• _WHAT YOU WILL DO_:
Each record below is to be copied word for word, with pictures removed.

== EXCERPTED RECORDS

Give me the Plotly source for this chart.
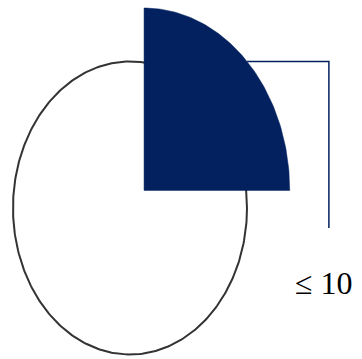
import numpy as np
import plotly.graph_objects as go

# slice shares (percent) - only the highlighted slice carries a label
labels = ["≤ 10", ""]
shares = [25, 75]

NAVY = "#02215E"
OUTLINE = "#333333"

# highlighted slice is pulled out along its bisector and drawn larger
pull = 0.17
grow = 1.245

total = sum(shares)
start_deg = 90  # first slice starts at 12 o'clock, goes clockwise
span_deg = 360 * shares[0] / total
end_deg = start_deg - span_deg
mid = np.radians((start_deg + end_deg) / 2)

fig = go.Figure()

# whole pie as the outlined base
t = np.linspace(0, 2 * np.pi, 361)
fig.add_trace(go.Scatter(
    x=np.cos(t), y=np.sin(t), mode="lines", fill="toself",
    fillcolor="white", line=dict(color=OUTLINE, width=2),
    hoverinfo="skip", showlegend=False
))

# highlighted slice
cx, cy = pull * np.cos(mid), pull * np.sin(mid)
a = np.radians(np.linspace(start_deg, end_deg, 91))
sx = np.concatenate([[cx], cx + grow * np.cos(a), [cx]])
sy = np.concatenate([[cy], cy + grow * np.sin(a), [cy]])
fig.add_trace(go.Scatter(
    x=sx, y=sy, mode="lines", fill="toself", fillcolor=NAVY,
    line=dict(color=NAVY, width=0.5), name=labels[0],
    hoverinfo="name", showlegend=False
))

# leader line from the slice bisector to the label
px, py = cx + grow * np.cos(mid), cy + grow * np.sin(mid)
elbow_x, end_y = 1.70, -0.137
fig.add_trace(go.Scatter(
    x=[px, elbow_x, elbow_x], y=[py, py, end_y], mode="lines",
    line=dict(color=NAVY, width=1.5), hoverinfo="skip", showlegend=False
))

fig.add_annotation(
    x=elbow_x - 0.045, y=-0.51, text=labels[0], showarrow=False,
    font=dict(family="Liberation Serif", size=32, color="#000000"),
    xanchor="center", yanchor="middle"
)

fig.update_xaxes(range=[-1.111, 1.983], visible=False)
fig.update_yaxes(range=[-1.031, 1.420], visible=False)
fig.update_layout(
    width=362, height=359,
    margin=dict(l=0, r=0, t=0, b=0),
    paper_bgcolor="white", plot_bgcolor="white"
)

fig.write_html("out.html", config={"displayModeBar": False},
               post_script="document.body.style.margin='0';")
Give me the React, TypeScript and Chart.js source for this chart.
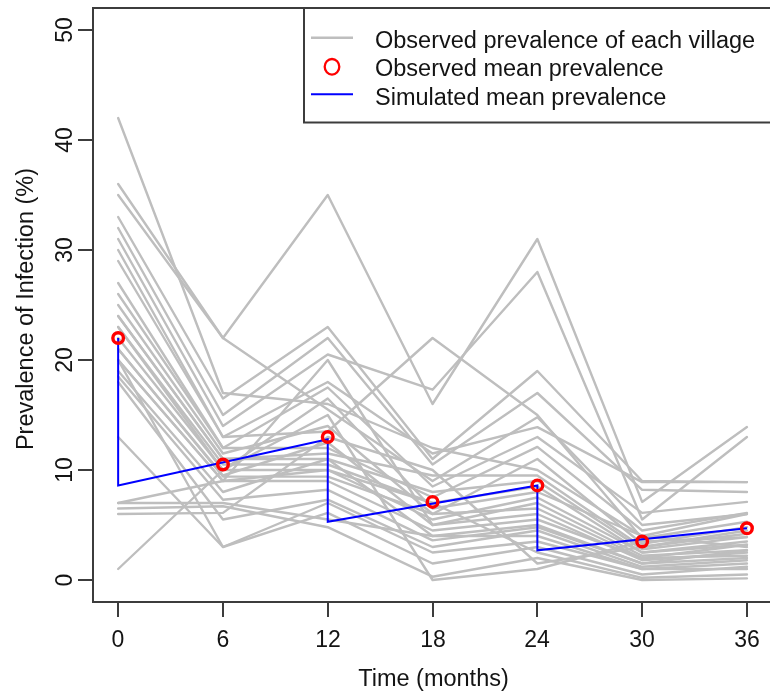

====

• _CORRECT ANSWER_:
Give me the Plotly source for this chart.
import numpy as np
import plotly.graph_objects as go

# slice shares (percent) - only the highlighted slice carries a label
labels = ["≤ 10", ""]
shares = [25, 75]

NAVY = "#02215E"
OUTLINE = "#333333"

# highlighted slice is pulled out along its bisector and drawn larger
pull = 0.17
grow = 1.245

total = sum(shares)
start_deg = 90  # first slice starts at 12 o'clock, goes clockwise
span_deg = 360 * shares[0] / total
end_deg = start_deg - span_deg
mid = np.radians((start_deg + end_deg) / 2)

fig = go.Figure()

# whole pie as the outlined base
t = np.linspace(0, 2 * np.pi, 361)
fig.add_trace(go.Scatter(
    x=np.cos(t), y=np.sin(t), mode="lines", fill="toself",
    fillcolor="white", line=dict(color=OUTLINE, width=2),
    hoverinfo="skip", showlegend=False
))

# highlighted slice
cx, cy = pull * np.cos(mid), pull * np.sin(mid)
a = np.radians(np.linspace(start_deg, end_deg, 91))
sx = np.concatenate([[cx], cx + grow * np.cos(a), [cx]])
sy = np.concatenate([[cy], cy + grow * np.sin(a), [cy]])
fig.add_trace(go.Scatter(
    x=sx, y=sy, mode="lines", fill="toself", fillcolor=NAVY,
    line=dict(color=NAVY, width=0.5), name=labels[0],
    hoverinfo="name", showlegend=False
))

# leader line from the slice bisector to the label
px, py = cx + grow * np.cos(mid), cy + grow * np.sin(mid)
elbow_x, end_y = 1.70, -0.137
fig.add_trace(go.Scatter(
    x=[px, elbow_x, elbow_x], y=[py, py, end_y], mode="lines",
    line=dict(color=NAVY, width=1.5), hoverinfo="skip", showlegend=False
))

fig.add_annotation(
    x=elbow_x - 0.045, y=-0.51, text=labels[0], showarrow=False,
    font=dict(family="Liberation Serif", size=32, color="#000000"),
    xanchor="center", yanchor="middle"
)

fig.update_xaxes(range=[-1.111, 1.983], visible=False)
fig.update_yaxes(range=[-1.031, 1.420], visible=False)
fig.update_layout(
    width=362, height=359,
    margin=dict(l=0, r=0, t=0, b=0),
    paper_bgcolor="white", plot_bgcolor="white"
)

fig.write_html("out.html", config={"displayModeBar": False},
               post_script="document.body.style.margin='0';")
Give me the React, TypeScript and Chart.js source for this chart.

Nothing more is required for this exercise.